To quote Silge & Robinson:
Calculating tf-idf attempts to find the words that are important (i.e., common) in a text, but not too common.
TF-IDF considers the terms that are most frequent in a corpus, and the term frequency within specific items of the corpus. A term that is common in some, but not all, elements of a corpus may indicate that it is more significant
tf_idf_dfTOTAL <- tidy_bojack %>% mutate(EpID = as.factor(paste0(season_num, "x", episode_num))) %>%
count(season, word, sort = TRUE) %>%
bind_tf_idf(word, season, n)
tf_idf_dfTOTAL %>% mutate(word = reorder(word, tf_idf)) %>% top_n(10) %>% ggplot(aes(x=word, y=tf_idf, fill = season)) + geom_col() + coord_flip() + ggtitle("Term Importance") + ylab("TFIDF")
tf_idf_dfSEASONS <- tidy_bojack %>% group_by(season) %>% count(season, word, sort = TRUE) %>% bind_tf_idf(word, season, n) %>% mutate(word = reorder(word, tf_idf)) %>% top_n(10)
tf_idf_dfSEASONS %>% ggplot(aes(x=reorder(word,n), y=tf_idf)) + geom_col(fill = "steelblue") + coord_flip() + facet_wrap(~ season, scales = "free_y") + ggtitle("Term Importance by Season")
This is an excellent example of how TF-IDF can identify terms that are important due to their frequency, without being overpowering. In season 1, muffins are a key topic of one episode; in another, a biopic of Eva Braun is a focal point of the B-Plot. Similarly, chickens raise uncomfortable ethical implications in Season 2, and Mister Cuddlywhiskers is a plot driver in Season 3. Most tellingly, Hollyhock is an important character throughout Season 4, appearing in the majority of episodes, however her name is marked with high significance, as is Henrietta.
Thus, by examining the TF-IDF of the show, we drop all the main characters for being too frequent in appearance. But we perfectly identified the primary focus of Season 4.
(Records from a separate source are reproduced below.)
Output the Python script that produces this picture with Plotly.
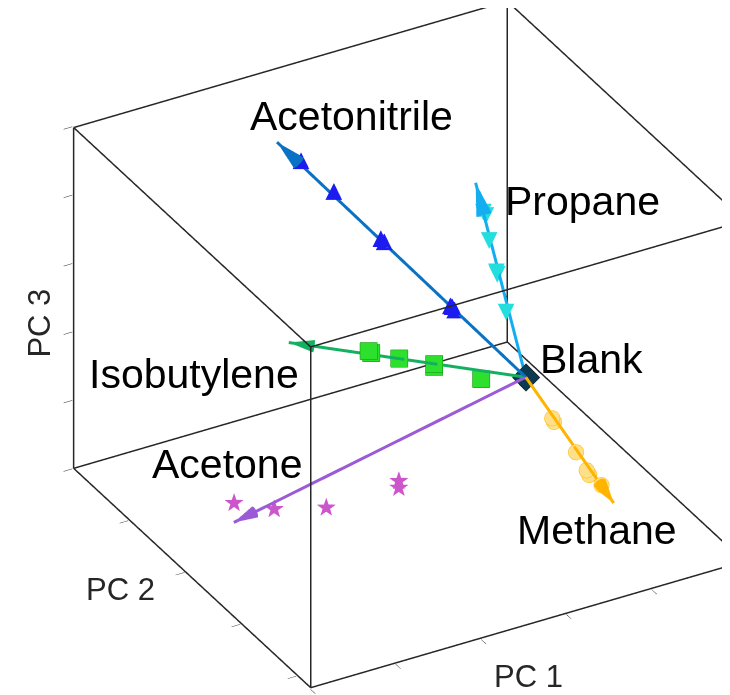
import plotly.graph_objects as go

# ---------------- data ----------------
pc1_range = [-4.0, 1.1]
pc2_range = [-2.25, 2.0]
pc3_range = [-0.7, 1.8]

blank = [0.0, 0.0, 0.0]

gas_names = ["Acetonitrile", "Propane", "Isobutylene", "Methane", "Acetone"]

# arrow tips (fitted response direction of each gas)
acetonitrile_tip = [-1.93, 1.50, 1.50]
propane_tip = [0.20, 1.20, 0.93]
isobutylene_tip = [-2.12, 1.00, 0.26]
methane_tip = [-0.02, -1.60, -0.31]
acetone_tip = [-3.42, 0.00, -0.44]

acetonitrile_pc1 = [-1.75, -1.49, -1.13, -1.09, -0.57, -0.59, -0.54]
acetonitrile_pc2 = [1.35, 1.16, 0.87, 0.87, 0.45, 0.45, 0.45]
acetonitrile_pc3 = [1.39, 1.19, 0.89, 0.86, 0.45, 0.46, 0.42]

propane_pc1 = [0.17, 0.20, 0.12, 0.08, 0.09, 0.03]
propane_pc2 = [1.02, 1.02, 0.84, 0.65, 0.65, 0.40]
propane_pc3 = [0.79, 0.76, 0.66, 0.51, 0.49, 0.32]

isobutylene_pc1 = [-1.41, -1.38, -1.13, -0.82, -0.82, -0.40]
isobutylene_pc2 = [0.66, 0.66, 0.54, 0.39, 0.39, 0.19]
isobutylene_pc3 = [0.20, 0.18, 0.14, 0.08, 0.10, -0.01]

methane_pc1 = [0.00, 0.02, -0.01, -0.01, 0.02, -0.02]
methane_pc2 = [-0.47, -0.47, -0.91, -1.10, -1.10, -1.38]
methane_pc3 = [-0.12, -0.15, -0.20, -0.26, -0.30, -0.26]

acetone_pc1 = [-3.42, -2.95, -2.34, -1.49, -1.49]
acetone_pc2 = [0.00, 0.00, 0.00, 0.00, 0.00]
acetone_pc3 = [-0.29, -0.42, -0.52, -0.48, -0.53]

axis_titles = ["PC 1", "PC 2", "PC 3"]

# ---------------- styles ----------------
AX = "#262626"
FONT = "Liberation Sans, Arial, sans-serif"
line_colors = {"Acetonitrile": "#0a72c4", "Propane": "#12aef0",
               "Isobutylene": "#12b060", "Methane": "#ffb400",
               "Acetone": "#9b5bd6"}
label_shift = {"Acetonitrile": (74, 26), "Propane": (107, -18),
               "Isobutylene": (-95, -31), "Methane": (-17, -27),
               "Acetone": (-7, 58)}
tips = {"Acetonitrile": acetonitrile_tip, "Propane": propane_tip,
        "Isobutylene": isobutylene_tip, "Methane": methane_tip,
        "Acetone": acetone_tip}

fig = go.Figure()

# box edges built from the axis ranges (inset a hair so they are not clipped)
x0, x1 = pc1_range
y0, y1 = pc2_range
z0, z1 = pc3_range
ex, ey, ez = (x1 - x0) * 0.002, (y1 - y0) * 0.002, (z1 - z0) * 0.002
bx0, bx1, by0, by1, bz0, bz1 = x0 + ex, x1 - ex, y0 + ey, y1 - ey, z0 + ez, z1 - ez
corners = [(x, y, z) for x in (bx0, bx1) for y in (by0, by1) for z in (bz0, bz1)]
bx, by, bz = [], [], []
for i, a in enumerate(corners):
    for b in corners[i + 1:]:
        diff = sum(1 for k in range(3) if a[k] != b[k])
        if diff == 1:
            bx += [a[0], b[0], None]
            by += [a[1], b[1], None]
            bz += [a[2], b[2], None]
fig.add_trace(go.Scatter3d(x=bx, y=by, z=bz, mode="lines",
                           line=dict(color=AX, width=3), hoverinfo="skip",
                           showlegend=False))

# arrows: line from blank to tip + cone head
for name in gas_names:
    tip = tips[name]
    c = line_colors[name]
    fig.add_trace(go.Scatter3d(x=[blank[0], tip[0]], y=[blank[1], tip[1]],
                               z=[blank[2], tip[2]], mode="lines",
                               line=dict(color=c, width=6), showlegend=False,
                               hoverinfo="skip"))
    d = [tip[k] - blank[k] for k in range(3)]
    n = sum(v * v for v in d) ** 0.5
    fig.add_trace(go.Cone(x=[tip[0]], y=[tip[1]], z=[tip[2]],
                          u=[d[0] / n], v=[d[1] / n], w=[d[2] / n],
                          anchor="tip", sizemode="absolute", sizeref=0.25,
                          colorscale=[[0, c], [1, c]], showscale=False,
                          lighting=dict(ambient=1, diffuse=0, specular=0,
                                        roughness=1, fresnel=0),
                          hoverinfo="skip"))

# markers
fig.add_trace(go.Scatter3d(x=isobutylene_pc1, y=isobutylene_pc2, z=isobutylene_pc3,
                           mode="markers", showlegend=False,
                           marker=dict(symbol="square", size=9, color="#2de02d",
                                       line=dict(color="#108a10", width=1.5))))
fig.add_trace(go.Scatter3d(x=methane_pc1, y=methane_pc2, z=methane_pc3,
                           mode="markers", showlegend=False,
                           marker=dict(symbol="circle", size=9, color="#ffe08a",
                                       line=dict(color="#ffb400", width=2))))
fig.add_trace(go.Scatter3d(x=acetonitrile_pc1, y=acetonitrile_pc2, z=acetonitrile_pc3,
                           mode="text", text=["▲"] * len(acetonitrile_pc1),
                           textposition="middle center",
                           textfont=dict(family="DejaVu Sans", size=22, color="#1c1cf0"),
                           showlegend=False))
fig.add_trace(go.Scatter3d(x=propane_pc1, y=propane_pc2, z=propane_pc3,
                           mode="text", text=["▼"] * len(propane_pc1),
                           textposition="middle center",
                           textfont=dict(family="DejaVu Sans", size=22, color="#24dede"),
                           showlegend=False))
fig.add_trace(go.Scatter3d(x=acetone_pc1, y=acetone_pc2, z=acetone_pc3,
                           mode="text", text=["★"] * len(acetone_pc1),
                           textposition="middle center",
                           textfont=dict(family="DejaVu Sans", size=25, color="#cc55cc"),
                           showlegend=False))
fig.add_trace(go.Scatter3d(x=[blank[0]], y=[blank[1]], z=[blank[2]],
                           mode="markers", showlegend=False,
                           marker=dict(symbol="diamond", size=9, color="#0c3a50",
                                       line=dict(color="#000000", width=2))))

# annotations: gas labels and axis titles
anns = []
for name in gas_names:
    tip = tips[name]
    sx, sy = label_shift[name]
    anns.append(dict(x=tip[0], y=tip[1], z=tip[2], text=name, showarrow=False,
                     xshift=sx, yshift=sy,
                     font=dict(family=FONT, size=41, color="black")))
anns.append(dict(x=blank[0], y=blank[1], z=blank[2], text="Blank", showarrow=False,
                 xshift=66, yshift=18,
                 font=dict(family=FONT, size=41, color="black")))
tfont = dict(family=FONT, size=31, color=AX)
anns.append(dict(x=(x0 + x1) / 2, y=by0, z=bz0, text=axis_titles[0], showarrow=False,
                 xshift=1, yshift=-52, font=tfont))
anns.append(dict(x=bx0, y=(y0 + y1) / 2, z=bz0, text=axis_titles[1], showarrow=False,
                 xshift=-72, yshift=-11, font=tfont))
anns.append(dict(x=bx0, y=by1, z=(z0 + z1) / 2, text=axis_titles[2], showarrow=False,
                 xshift=-34, yshift=-25, textangle=-90, font=tfont))

axis_style = dict(showbackground=False, showgrid=False, zeroline=False,
                  showline=False, showticklabels=False, ticks="outside",
                  ticklen=10, tickcolor=AX, title=dict(text=""), showspikes=False)

S = 1.152
cam_center = dict(x=-0.0984, y=0.0363, z=-0.0271)
fig.update_layout(
    width=730, height=695,
    margin=dict(l=0, r=0, t=0, b=0),
    paper_bgcolor="white",
    showlegend=False,
    scene=dict(
        domain=dict(x=[0.0, 1.0], y=[0.0, 1.0]),
        xaxis=dict(range=pc1_range, dtick=1, tick0=-4, **axis_style),
        yaxis=dict(range=pc2_range, dtick=1, tick0=-2, **axis_style),
        zaxis=dict(range=pc3_range, dtick=0.5, tick0=-0.7, **axis_style),
        aspectmode="manual",
        aspectratio=dict(x=1.247 * S, y=1.215 * S, z=1.0 * S),
        camera=dict(eye=dict(x=-0.836 + cam_center["x"], y=-1.490 + cam_center["y"],
                             z=1.038 + cam_center["z"]),
                    up=dict(x=0, y=0, z=1), center=cam_center,
                    projection=dict(type="orthographic")),
        annotations=anns,
    ),
)

fig.write_html("out.html")
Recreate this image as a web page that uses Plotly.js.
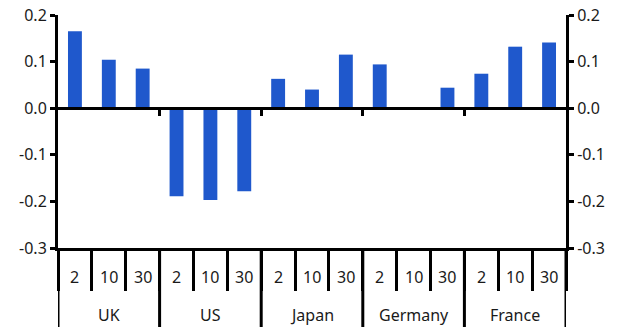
<!DOCTYPE html>
<html>
<head>
<meta charset="utf-8">
<script src="https://cdn.plot.ly/plotly-3.0.1.min.js"></script>
<style>html,body{margin:0;padding:0;background:#fff;}#chart{width:626px;height:336px;}</style>
</head>
<body>
<div id="chart"></div>
<script>
const countries = ["UK", "UK", "UK", "US", "US", "US", "Japan", "Japan", "Japan", "Germany", "Germany", "Germany", "France", "France", "France"];
const maturities = ["2", "10", "30", "2", "10", "30", "2", "10", "30", "2", "10", "30", "2", "10", "30"];
const values = [0.165, 0.104, 0.085, -0.189, -0.197, -0.178, 0.063, 0.040, 0.115, 0.094, 0.0, 0.044, 0.074, 0.132, 0.141];
const yTicks = [-0.3, -0.2, -0.1, 0.0, 0.1, 0.2];
const yTickText = ["-0.3", "-0.2", "-0.1", "0.0", "0.1", "0.2"];

const font = {family: "Noto Sans, Open Sans, sans-serif", size: 16, color: "#1a1a1a"};

// group structure derived from the category arrays
const groups = [];
countries.forEach((c, i) => {
  const last = groups[groups.length - 1];
  if (last && last.name === c) last.end = i; else groups.push({name: c, start: i, end: i});
});
const groupEdges = [groups[0].start - 0.5].concat(groups.map(g => g.end + 0.5));
const innerEdges = groupEdges.slice(1, -1);

const traces = [
  {type: "bar", x: [countries, maturities], y: values, marker: {color: "#1f58cc"}, hoverinfo: "skip"},
  {type: "scatter", mode: "markers", x: [], y: [], xaxis: "x2", yaxis: "y", hoverinfo: "skip", showlegend: false},
  {type: "scatter", mode: "markers", x: [], y: [], xaxis: "x", yaxis: "y2", hoverinfo: "skip", showlegend: false}
];

const annotations = [];
maturities.forEach((m, i) => annotations.push({
  xref: "x2", yref: "paper", x: i, y: -0.124, text: m, showarrow: false,
  xanchor: "center", yanchor: "middle", font: font
}));
groups.forEach(g => annotations.push({
  xref: "x2", yref: "paper", x: (g.start + g.end) / 2, y: -0.288, text: g.name, showarrow: false,
  xanchor: "center", yanchor: "middle", font: font
}));

const shapes = groupEdges.map(e => ({
  type: "line", xref: "x2", yref: "paper", x0: e, x1: e, y0: 0, y1: -0.339,
  line: {color: "#000", width: 3}
}));

const yCommon = {
  range: [-0.3, 0.2],
  tickvals: yTicks,
  ticktext: yTickText,
  ticks: "outside",
  ticklen: 5,
  tickwidth: 3,
  tickcolor: "#000",
  showline: true,
  linewidth: 3,
  linecolor: "#000",
  showgrid: false,
  zeroline: false,
  tickfont: font
};

const layout = {
  width: 626,
  height: 336,
  margin: {l: 58, r: 60, t: 15, b: 88},
  paper_bgcolor: "#fff",
  plot_bgcolor: "#fff",
  showlegend: false,
  bargap: 0.59,
  font: font,
  xaxis: {
    type: "multicategory",
    ticks: "outside",
    tickson: "boundaries",
    ticklen: 40,
    tickwidth: 3,
    tickcolor: "#000",
    showticklabels: false,
    showline: true,
    linewidth: 3,
    linecolor: "#000",
    showdividers: false,
    showgrid: false
  },
  xaxis2: {
    overlaying: "x",
    anchor: "free",
    position: 0.6,
    range: [-0.5, 14.5],
    tickvals: innerEdges,
    ticks: "outside",
    ticklen: 6,
    tickwidth: 3,
    tickcolor: "#000",
    showticklabels: false,
    showline: true,
    linewidth: 3,
    linecolor: "#000",
    showgrid: false,
    zeroline: false
  },
  yaxis: Object.assign({side: "left"}, yCommon),
  yaxis2: Object.assign({side: "right", overlaying: "y", anchor: "x"}, yCommon),
  annotations: annotations,
  shapes: shapes
};

Plotly.newPlot("chart", traces, layout, {staticPlot: true, displayModeBar: false});
</script>
</body>
</html>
Since first drafting this, I have noticed that I may have misapplied the TF-IDF function. The layout should be:
tbl | A tidy text dataset with one-row-per-term-per-document term | Column containing terms as string or symbol document | Column containing document IDs as string or symbol n | Column containing document-term counts as string or symbol
However, I have used the dataset for one row - per term - per season. Not per episode/document. This could be correctly applied for the first chart, depending on how we wish to examine term significance, e.g. looking for seasonal elements. But this is incorrectly applied for the second focus on importance within the season. This bears further examination and correction.